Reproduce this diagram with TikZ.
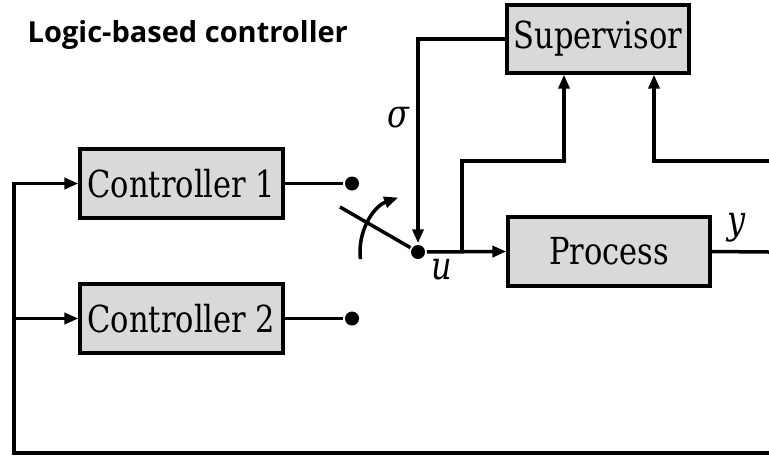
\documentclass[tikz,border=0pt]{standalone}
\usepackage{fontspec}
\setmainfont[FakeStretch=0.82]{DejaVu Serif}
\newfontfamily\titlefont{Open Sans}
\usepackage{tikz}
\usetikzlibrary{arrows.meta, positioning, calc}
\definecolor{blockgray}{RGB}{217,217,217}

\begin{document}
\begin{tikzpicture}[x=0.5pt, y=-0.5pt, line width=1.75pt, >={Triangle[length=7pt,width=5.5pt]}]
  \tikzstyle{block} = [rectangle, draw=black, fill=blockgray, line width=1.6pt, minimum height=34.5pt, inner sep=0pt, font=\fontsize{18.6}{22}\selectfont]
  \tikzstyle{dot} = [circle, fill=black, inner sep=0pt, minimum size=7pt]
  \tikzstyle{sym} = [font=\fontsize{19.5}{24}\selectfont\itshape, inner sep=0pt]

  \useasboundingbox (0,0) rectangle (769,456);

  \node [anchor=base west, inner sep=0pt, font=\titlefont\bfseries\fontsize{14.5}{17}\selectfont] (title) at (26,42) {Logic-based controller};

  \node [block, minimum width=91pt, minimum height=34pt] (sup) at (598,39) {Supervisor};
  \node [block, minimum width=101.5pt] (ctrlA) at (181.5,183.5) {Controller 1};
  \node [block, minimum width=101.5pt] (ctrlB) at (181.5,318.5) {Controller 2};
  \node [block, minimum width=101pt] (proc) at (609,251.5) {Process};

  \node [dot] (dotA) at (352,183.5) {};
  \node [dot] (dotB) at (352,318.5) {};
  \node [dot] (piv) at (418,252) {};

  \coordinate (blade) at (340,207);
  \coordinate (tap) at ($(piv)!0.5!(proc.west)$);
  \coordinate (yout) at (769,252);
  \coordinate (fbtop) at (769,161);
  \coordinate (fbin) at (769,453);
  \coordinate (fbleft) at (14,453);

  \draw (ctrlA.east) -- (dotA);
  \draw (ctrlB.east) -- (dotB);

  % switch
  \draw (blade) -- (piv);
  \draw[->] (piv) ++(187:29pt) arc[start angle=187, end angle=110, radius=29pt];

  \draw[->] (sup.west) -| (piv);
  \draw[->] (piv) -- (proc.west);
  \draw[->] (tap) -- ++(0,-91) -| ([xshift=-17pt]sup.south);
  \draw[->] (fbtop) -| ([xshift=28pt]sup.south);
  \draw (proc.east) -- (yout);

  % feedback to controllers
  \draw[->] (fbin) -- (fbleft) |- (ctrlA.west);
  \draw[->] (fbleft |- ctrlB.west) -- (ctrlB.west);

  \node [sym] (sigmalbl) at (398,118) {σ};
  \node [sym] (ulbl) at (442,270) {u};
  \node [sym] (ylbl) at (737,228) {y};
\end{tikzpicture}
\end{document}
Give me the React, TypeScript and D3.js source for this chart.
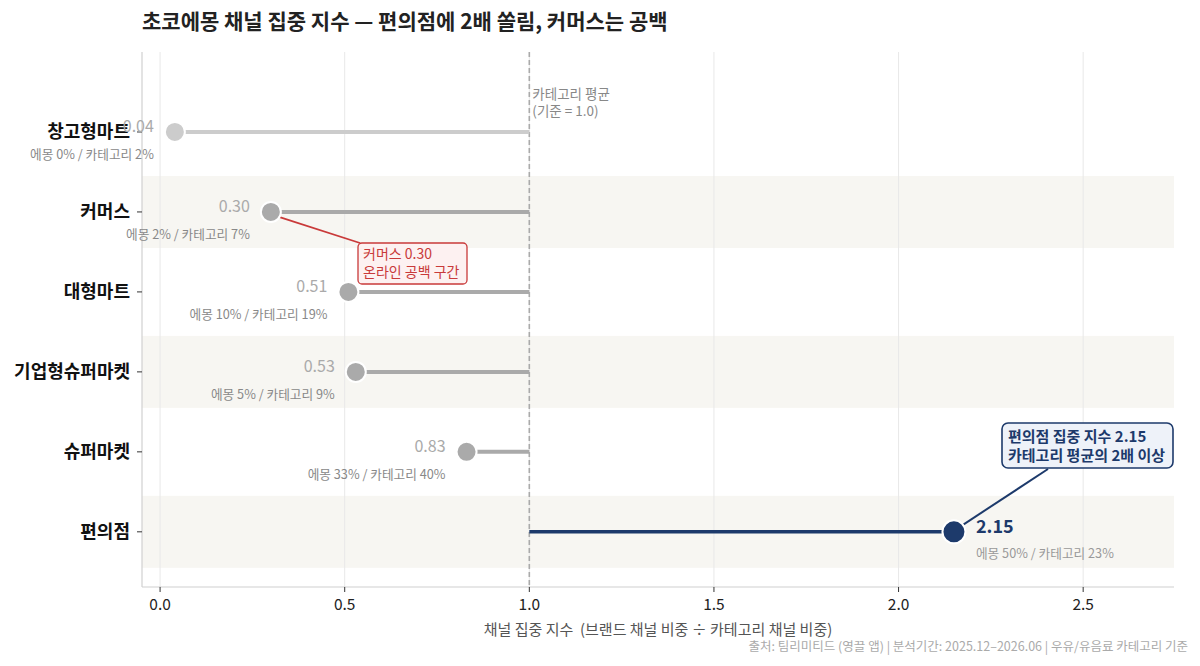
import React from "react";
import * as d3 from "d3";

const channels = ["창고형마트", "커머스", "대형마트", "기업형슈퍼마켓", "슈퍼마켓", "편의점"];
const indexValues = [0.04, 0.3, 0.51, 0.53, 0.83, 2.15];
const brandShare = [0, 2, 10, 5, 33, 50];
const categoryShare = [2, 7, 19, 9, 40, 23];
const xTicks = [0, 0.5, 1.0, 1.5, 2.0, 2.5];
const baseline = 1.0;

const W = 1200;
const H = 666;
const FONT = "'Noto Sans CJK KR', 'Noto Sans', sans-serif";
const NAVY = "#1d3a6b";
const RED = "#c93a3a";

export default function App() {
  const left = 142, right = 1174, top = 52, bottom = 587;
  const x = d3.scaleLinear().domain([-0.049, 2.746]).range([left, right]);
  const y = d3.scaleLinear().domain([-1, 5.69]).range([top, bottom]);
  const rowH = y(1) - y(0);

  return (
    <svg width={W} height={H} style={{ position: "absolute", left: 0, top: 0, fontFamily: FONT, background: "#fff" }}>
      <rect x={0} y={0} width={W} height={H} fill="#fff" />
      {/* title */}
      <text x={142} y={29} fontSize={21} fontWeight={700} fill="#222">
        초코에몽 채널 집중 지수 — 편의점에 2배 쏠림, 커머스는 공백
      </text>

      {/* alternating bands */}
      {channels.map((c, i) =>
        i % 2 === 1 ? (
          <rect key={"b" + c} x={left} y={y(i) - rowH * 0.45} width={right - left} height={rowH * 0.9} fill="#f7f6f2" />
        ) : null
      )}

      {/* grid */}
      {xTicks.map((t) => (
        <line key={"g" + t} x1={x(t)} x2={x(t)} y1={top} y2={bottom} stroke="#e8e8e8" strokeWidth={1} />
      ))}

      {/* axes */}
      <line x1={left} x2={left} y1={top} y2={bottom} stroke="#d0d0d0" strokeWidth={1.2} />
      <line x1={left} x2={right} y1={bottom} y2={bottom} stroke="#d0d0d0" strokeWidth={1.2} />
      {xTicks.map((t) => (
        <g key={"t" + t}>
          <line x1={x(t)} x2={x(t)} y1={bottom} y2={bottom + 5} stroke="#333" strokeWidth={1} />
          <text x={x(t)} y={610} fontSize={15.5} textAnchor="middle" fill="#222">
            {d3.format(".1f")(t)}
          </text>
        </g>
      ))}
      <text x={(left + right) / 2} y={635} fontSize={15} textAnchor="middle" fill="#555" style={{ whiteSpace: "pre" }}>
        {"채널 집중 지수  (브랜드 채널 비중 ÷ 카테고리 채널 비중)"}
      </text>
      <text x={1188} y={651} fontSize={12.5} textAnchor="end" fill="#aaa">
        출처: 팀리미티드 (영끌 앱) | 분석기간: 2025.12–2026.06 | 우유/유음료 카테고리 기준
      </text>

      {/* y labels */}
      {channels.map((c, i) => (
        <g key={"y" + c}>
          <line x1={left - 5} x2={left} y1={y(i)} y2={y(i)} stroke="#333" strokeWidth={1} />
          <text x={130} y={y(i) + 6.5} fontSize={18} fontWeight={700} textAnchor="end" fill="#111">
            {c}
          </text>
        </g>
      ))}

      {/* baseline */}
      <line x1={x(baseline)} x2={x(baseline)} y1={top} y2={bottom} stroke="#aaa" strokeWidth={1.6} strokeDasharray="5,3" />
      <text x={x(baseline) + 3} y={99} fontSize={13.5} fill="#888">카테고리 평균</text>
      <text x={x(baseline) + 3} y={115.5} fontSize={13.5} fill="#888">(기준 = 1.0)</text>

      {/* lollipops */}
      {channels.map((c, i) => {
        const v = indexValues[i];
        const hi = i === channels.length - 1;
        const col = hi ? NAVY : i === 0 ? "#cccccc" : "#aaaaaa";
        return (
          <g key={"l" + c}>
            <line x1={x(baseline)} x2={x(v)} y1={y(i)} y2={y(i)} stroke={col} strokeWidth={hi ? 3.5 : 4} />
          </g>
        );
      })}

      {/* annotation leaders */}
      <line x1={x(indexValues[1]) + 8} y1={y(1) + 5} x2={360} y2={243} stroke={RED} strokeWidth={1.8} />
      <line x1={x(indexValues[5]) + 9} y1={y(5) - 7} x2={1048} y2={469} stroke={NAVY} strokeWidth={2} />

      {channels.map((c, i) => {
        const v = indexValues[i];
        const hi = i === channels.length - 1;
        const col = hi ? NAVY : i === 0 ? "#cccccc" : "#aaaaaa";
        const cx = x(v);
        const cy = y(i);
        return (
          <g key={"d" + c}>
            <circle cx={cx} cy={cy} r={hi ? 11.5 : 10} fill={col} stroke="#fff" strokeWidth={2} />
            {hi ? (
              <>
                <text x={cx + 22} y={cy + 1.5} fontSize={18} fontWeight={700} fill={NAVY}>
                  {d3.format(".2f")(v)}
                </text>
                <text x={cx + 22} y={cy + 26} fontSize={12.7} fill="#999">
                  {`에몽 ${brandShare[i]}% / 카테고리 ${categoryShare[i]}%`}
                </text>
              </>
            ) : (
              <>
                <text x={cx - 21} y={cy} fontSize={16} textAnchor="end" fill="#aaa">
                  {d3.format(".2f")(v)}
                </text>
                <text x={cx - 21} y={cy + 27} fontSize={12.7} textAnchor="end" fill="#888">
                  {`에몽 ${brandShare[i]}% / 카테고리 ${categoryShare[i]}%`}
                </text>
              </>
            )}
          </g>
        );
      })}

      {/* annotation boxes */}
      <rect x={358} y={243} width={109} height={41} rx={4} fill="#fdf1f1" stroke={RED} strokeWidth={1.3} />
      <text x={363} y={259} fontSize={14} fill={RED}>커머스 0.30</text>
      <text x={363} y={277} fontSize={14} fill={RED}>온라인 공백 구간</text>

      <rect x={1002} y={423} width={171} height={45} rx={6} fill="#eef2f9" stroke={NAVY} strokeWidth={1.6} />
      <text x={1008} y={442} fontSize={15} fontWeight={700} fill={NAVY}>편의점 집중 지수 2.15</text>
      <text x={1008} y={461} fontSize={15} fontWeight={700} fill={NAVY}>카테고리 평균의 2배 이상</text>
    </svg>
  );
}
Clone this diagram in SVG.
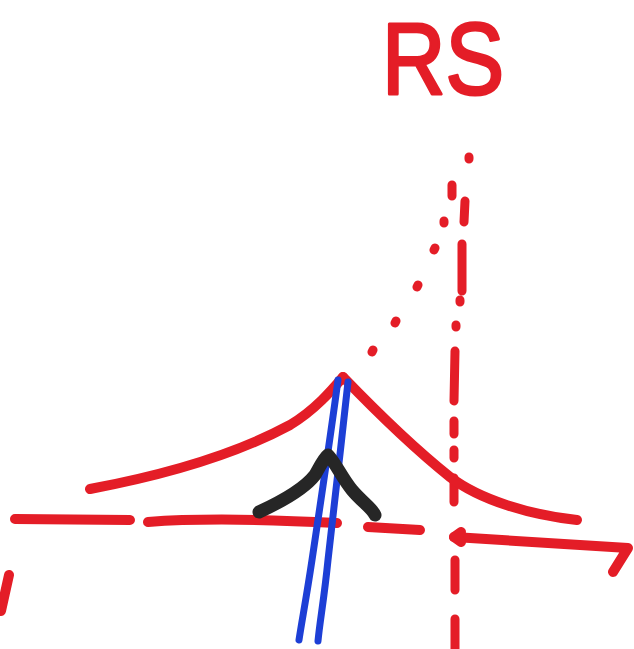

- What needs to be done: Copy all lines from the material that hold "this".

- Output below:
Reproduce this diagram with TikZ.
Give me the React, TypeScript and D3.js source for this chart.
Clone this diagram in SVG.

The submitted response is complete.